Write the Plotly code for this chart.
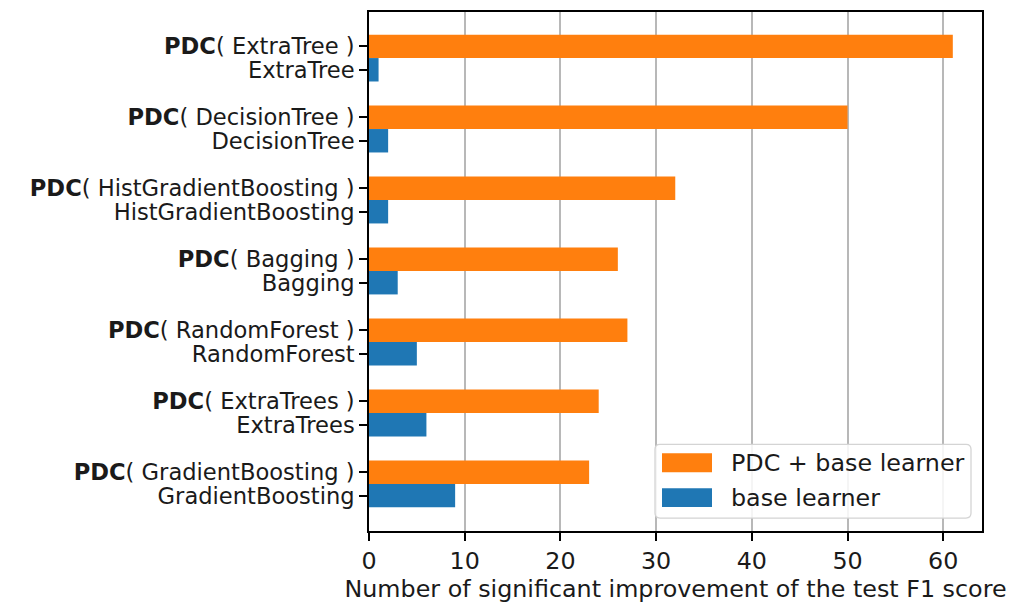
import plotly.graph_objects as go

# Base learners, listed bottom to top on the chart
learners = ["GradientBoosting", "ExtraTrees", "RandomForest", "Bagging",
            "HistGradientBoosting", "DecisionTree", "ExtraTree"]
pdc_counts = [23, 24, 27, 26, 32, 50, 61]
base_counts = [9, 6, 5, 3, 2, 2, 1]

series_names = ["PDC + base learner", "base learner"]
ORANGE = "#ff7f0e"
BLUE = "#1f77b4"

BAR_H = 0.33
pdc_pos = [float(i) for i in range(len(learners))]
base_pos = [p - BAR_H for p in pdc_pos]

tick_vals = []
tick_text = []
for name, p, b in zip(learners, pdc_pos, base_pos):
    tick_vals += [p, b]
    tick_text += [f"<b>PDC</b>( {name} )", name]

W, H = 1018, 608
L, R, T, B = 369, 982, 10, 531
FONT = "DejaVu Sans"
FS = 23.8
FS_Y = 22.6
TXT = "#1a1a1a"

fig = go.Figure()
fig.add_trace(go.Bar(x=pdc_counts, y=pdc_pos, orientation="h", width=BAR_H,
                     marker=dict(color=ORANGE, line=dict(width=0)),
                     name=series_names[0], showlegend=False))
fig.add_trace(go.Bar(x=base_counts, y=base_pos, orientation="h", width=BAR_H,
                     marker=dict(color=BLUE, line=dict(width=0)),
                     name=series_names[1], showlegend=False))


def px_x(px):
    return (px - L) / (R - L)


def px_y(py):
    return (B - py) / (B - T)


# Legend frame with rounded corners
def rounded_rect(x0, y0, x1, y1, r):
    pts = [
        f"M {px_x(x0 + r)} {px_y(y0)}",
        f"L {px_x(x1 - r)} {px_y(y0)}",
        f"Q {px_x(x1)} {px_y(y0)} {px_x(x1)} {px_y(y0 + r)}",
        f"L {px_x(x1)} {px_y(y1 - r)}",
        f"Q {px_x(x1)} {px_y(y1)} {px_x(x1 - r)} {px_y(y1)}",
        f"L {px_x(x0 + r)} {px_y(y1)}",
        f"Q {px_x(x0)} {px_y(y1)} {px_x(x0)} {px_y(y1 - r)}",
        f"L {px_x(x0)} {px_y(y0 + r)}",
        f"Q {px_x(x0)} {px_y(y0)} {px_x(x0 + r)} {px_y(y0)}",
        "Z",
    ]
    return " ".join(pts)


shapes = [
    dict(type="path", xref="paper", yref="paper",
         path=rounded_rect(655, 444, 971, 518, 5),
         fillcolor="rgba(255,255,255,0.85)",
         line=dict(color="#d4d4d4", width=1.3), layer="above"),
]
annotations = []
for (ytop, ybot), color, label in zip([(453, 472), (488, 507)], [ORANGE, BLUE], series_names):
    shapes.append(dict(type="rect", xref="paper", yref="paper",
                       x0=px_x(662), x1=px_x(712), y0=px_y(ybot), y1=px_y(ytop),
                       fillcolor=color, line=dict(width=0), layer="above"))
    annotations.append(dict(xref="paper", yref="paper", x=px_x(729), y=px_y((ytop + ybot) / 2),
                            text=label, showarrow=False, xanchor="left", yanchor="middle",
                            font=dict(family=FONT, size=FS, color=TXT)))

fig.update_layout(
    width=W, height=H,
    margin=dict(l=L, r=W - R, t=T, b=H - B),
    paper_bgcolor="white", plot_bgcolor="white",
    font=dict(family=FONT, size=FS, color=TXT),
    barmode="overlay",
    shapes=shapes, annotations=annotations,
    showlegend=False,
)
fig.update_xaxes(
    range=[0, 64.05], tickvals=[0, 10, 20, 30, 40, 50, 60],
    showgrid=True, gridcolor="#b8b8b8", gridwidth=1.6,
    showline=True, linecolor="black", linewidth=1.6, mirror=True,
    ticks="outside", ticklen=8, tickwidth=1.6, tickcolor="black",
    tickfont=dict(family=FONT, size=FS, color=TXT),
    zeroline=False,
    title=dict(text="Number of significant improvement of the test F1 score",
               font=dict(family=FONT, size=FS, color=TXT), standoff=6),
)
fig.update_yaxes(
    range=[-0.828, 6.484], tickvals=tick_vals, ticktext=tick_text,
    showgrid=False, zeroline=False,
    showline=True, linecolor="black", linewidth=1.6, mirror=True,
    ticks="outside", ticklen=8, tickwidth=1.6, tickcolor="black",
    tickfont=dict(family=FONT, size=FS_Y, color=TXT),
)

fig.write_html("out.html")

┄┄┄┄┄┄┄┄┄┄

→ STATED TASK
The material above must be printed exactly, with its pictures left out.

→ SOLUTION TO THE PROBLEM
Write the Plotly code for this chart.
import plotly.graph_objects as go

# Base learners, listed bottom to top on the chart
learners = ["GradientBoosting", "ExtraTrees", "RandomForest", "Bagging",
            "HistGradientBoosting", "DecisionTree", "ExtraTree"]
pdc_counts = [23, 24, 27, 26, 32, 50, 61]
base_counts = [9, 6, 5, 3, 2, 2, 1]

series_names = ["PDC + base learner", "base learner"]
ORANGE = "#ff7f0e"
BLUE = "#1f77b4"

BAR_H = 0.33
pdc_pos = [float(i) for i in range(len(learners))]
base_pos = [p - BAR_H for p in pdc_pos]

tick_vals = []
tick_text = []
for name, p, b in zip(learners, pdc_pos, base_pos):
    tick_vals += [p, b]
    tick_text += [f"<b>PDC</b>( {name} )", name]

W, H = 1018, 608
L, R, T, B = 369, 982, 10, 531
FONT = "DejaVu Sans"
FS = 23.8
FS_Y = 22.6
TXT = "#1a1a1a"

fig = go.Figure()
fig.add_trace(go.Bar(x=pdc_counts, y=pdc_pos, orientation="h", width=BAR_H,
                     marker=dict(color=ORANGE, line=dict(width=0)),
                     name=series_names[0], showlegend=False))
fig.add_trace(go.Bar(x=base_counts, y=base_pos, orientation="h", width=BAR_H,
                     marker=dict(color=BLUE, line=dict(width=0)),
                     name=series_names[1], showlegend=False))


def px_x(px):
    return (px - L) / (R - L)


def px_y(py):
    return (B - py) / (B - T)


# Legend frame with rounded corners
def rounded_rect(x0, y0, x1, y1, r):
    pts = [
        f"M {px_x(x0 + r)} {px_y(y0)}",
        f"L {px_x(x1 - r)} {px_y(y0)}",
        f"Q {px_x(x1)} {px_y(y0)} {px_x(x1)} {px_y(y0 + r)}",
        f"L {px_x(x1)} {px_y(y1 - r)}",
        f"Q {px_x(x1)} {px_y(y1)} {px_x(x1 - r)} {px_y(y1)}",
        f"L {px_x(x0 + r)} {px_y(y1)}",
        f"Q {px_x(x0)} {px_y(y1)} {px_x(x0)} {px_y(y1 - r)}",
        f"L {px_x(x0)} {px_y(y0 + r)}",
        f"Q {px_x(x0)} {px_y(y0)} {px_x(x0 + r)} {px_y(y0)}",
        "Z",
    ]
    return " ".join(pts)


shapes = [
    dict(type="path", xref="paper", yref="paper",
         path=rounded_rect(655, 444, 971, 518, 5),
         fillcolor="rgba(255,255,255,0.85)",
         line=dict(color="#d4d4d4", width=1.3), layer="above"),
]
annotations = []
for (ytop, ybot), color, label in zip([(453, 472), (488, 507)], [ORANGE, BLUE], series_names):
    shapes.append(dict(type="rect", xref="paper", yref="paper",
                       x0=px_x(662), x1=px_x(712), y0=px_y(ybot), y1=px_y(ytop),
                       fillcolor=color, line=dict(width=0), layer="above"))
    annotations.append(dict(xref="paper", yref="paper", x=px_x(729), y=px_y((ytop + ybot) / 2),
                            text=label, showarrow=False, xanchor="left", yanchor="middle",
                            font=dict(family=FONT, size=FS, color=TXT)))

fig.update_layout(
    width=W, height=H,
    margin=dict(l=L, r=W - R, t=T, b=H - B),
    paper_bgcolor="white", plot_bgcolor="white",
    font=dict(family=FONT, size=FS, color=TXT),
    barmode="overlay",
    shapes=shapes, annotations=annotations,
    showlegend=False,
)
fig.update_xaxes(
    range=[0, 64.05], tickvals=[0, 10, 20, 30, 40, 50, 60],
    showgrid=True, gridcolor="#b8b8b8", gridwidth=1.6,
    showline=True, linecolor="black", linewidth=1.6, mirror=True,
    ticks="outside", ticklen=8, tickwidth=1.6, tickcolor="black",
    tickfont=dict(family=FONT, size=FS, color=TXT),
    zeroline=False,
    title=dict(text="Number of significant improvement of the test F1 score",
               font=dict(family=FONT, size=FS, color=TXT), standoff=6),
)
fig.update_yaxes(
    range=[-0.828, 6.484], tickvals=tick_vals, ticktext=tick_text,
    showgrid=False, zeroline=False,
    showline=True, linecolor="black", linewidth=1.6, mirror=True,
    ticks="outside", ticklen=8, tickwidth=1.6, tickcolor="black",
    tickfont=dict(family=FONT, size=FS_Y, color=TXT),
)

fig.write_html("out.html")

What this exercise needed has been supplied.